摘要: 本研究以溶膠凝膠法(Sol-gel Method)製備二氧化鈦(TiO2)光觸媒,並以實場之染整廢水當作目標污染物,廢水來源分別為實場原廢水與實場經生物處理後之廢水。 實驗方法採批次懸浮式反應槽進行光催化實驗。實驗控制不同廢水來源、不同 pH 值 (4、7、10)、光觸媒添加劑量 (0.1 g/L、0.2 g/L)等操作參數,對於光催化反應之色度去除率、化學需氧量和礦化率之影響,進而探討利用光催化處理實廠染整廢水之可行性。 實場原廢水部分,在 pH 7光觸媒添加量 0.2 g/L 下有最佳之礦化率 (32.0 %)及 COD 去除率 (50.8 %),而在觸媒添加量 0.2 g/L 下色度去除率於 pH 4、pH 7、pH 10分別為 62.7 % 、56.0 % 及 49.0 %。經生物處理後廢水部分在 pH 7 光觸媒添加量 0.1 g/L下有最佳之礦化率 (45.5%) 及 COD 去除率 (53.0 %),而在 pH 7 光觸媒添加量 0.2 g/L 下有最佳之色度去除率 (63.0 %)。 綜合本研究實驗結果,欲利用二氧化鈦光催化降解染整廢水,廢水先經過生物處理之後再使用光催化處理可以有效提升礦化率,應將光催化處理系統接於生物處理系統後端,較能有效發揮光催化之能力。
In this study, preparation of titanium dioxide (TiO2) was synthesized by sol-gel method. The target pollutant was real dyeing wastewater sampled from after primary treatment and bio-treatment respectively. The photocatalysis experimental method used suspended batch reactor.
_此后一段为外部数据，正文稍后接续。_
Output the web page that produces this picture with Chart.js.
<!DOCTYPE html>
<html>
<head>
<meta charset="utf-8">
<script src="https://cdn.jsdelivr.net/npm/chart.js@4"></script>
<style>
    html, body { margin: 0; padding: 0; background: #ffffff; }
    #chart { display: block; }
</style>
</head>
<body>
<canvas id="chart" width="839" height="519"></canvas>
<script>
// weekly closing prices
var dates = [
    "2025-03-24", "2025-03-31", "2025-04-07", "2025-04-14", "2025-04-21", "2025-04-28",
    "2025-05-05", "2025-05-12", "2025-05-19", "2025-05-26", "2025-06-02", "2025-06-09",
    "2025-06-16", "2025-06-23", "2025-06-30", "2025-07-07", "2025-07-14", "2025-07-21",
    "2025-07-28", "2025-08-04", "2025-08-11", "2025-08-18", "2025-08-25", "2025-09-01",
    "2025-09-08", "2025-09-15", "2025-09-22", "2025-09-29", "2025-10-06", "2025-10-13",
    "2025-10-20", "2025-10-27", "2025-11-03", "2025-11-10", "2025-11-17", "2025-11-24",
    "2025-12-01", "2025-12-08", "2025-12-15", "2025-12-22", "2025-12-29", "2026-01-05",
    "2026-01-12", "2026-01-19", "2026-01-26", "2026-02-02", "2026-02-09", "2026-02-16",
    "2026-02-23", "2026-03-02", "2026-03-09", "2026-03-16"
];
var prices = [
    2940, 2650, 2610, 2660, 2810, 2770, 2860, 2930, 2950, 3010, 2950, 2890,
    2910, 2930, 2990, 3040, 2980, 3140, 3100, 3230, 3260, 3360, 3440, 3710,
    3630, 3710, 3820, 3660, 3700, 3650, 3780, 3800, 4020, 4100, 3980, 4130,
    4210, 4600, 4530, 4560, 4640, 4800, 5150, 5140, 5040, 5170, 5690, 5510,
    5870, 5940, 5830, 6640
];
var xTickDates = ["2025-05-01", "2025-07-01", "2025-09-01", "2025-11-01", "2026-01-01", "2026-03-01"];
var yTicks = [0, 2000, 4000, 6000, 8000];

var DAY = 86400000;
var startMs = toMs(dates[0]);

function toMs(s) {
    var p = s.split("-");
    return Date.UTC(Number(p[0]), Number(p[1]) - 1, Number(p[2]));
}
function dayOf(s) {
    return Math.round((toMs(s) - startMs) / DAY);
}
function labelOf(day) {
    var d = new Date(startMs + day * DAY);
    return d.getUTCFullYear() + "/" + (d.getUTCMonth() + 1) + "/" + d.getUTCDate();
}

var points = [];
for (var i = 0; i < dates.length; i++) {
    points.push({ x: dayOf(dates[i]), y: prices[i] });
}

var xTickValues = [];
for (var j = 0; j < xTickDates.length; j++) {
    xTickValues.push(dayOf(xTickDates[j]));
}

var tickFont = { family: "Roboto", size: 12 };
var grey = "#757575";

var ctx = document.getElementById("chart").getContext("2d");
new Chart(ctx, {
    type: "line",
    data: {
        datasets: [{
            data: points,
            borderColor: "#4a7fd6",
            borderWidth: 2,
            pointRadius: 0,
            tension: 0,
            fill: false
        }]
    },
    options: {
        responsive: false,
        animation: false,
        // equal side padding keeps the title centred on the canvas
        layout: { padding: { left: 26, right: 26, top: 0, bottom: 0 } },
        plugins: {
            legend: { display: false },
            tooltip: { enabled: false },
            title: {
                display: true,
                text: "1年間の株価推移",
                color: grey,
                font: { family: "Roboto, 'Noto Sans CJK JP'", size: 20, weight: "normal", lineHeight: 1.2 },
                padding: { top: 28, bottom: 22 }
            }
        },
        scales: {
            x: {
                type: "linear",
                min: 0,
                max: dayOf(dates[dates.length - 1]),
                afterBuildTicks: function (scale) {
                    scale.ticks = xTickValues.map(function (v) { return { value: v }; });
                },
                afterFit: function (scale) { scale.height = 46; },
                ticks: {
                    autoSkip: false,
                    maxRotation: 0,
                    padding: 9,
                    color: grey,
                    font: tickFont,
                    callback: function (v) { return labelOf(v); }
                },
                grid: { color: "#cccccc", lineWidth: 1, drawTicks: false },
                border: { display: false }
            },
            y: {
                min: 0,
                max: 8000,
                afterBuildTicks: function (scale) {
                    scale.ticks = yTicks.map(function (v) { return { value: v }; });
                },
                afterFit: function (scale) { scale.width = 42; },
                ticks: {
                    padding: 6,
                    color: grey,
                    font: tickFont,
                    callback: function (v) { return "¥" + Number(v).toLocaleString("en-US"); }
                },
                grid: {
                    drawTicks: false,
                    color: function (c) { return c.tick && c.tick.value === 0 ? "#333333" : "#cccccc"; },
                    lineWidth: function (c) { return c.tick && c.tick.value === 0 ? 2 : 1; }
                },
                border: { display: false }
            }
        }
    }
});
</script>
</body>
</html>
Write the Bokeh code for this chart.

The manipulation parameters included the pH value (4, 7, 10) and dosages of photocatalyst (0.1 g/L, 0.2 g/L) affected the color residual, chemical oxygen demand (COD) and mineralization efficiency. Therefore, explore the feasibility of photocatalytic applied to real dyeing wastewater. The results of the real dyeing wastewater showed that the best mineralization efficiency (32.0 %) and COD removal rate (50.8 %) on the condition of 0.2 g/L photocatalyst in pH 7, and the color residual rate of 0.2 g/L photocatalyst in pH 4, 7, 10 was individually 62.7 %, 56.0 % and 49.0 %. On the other hand, the results of the bio-treatment wastewater revealed the best mineralization efficiency (45.5%) and COD removal rate (53.0%) on the condition of adding 0.1 g/L dosage of photocatalyst in pH 7. In addition, the best color residual rate (63.0%) work on 0.2 g/L photocatalyst in pH 7. The conclusion of this study, it could enhance the mineralization efficiency of the dyeing wastewater in photocatalysis by TiO2 after bio-treatment. So the photocatalytic system work more efficiency behind the bio-treatment.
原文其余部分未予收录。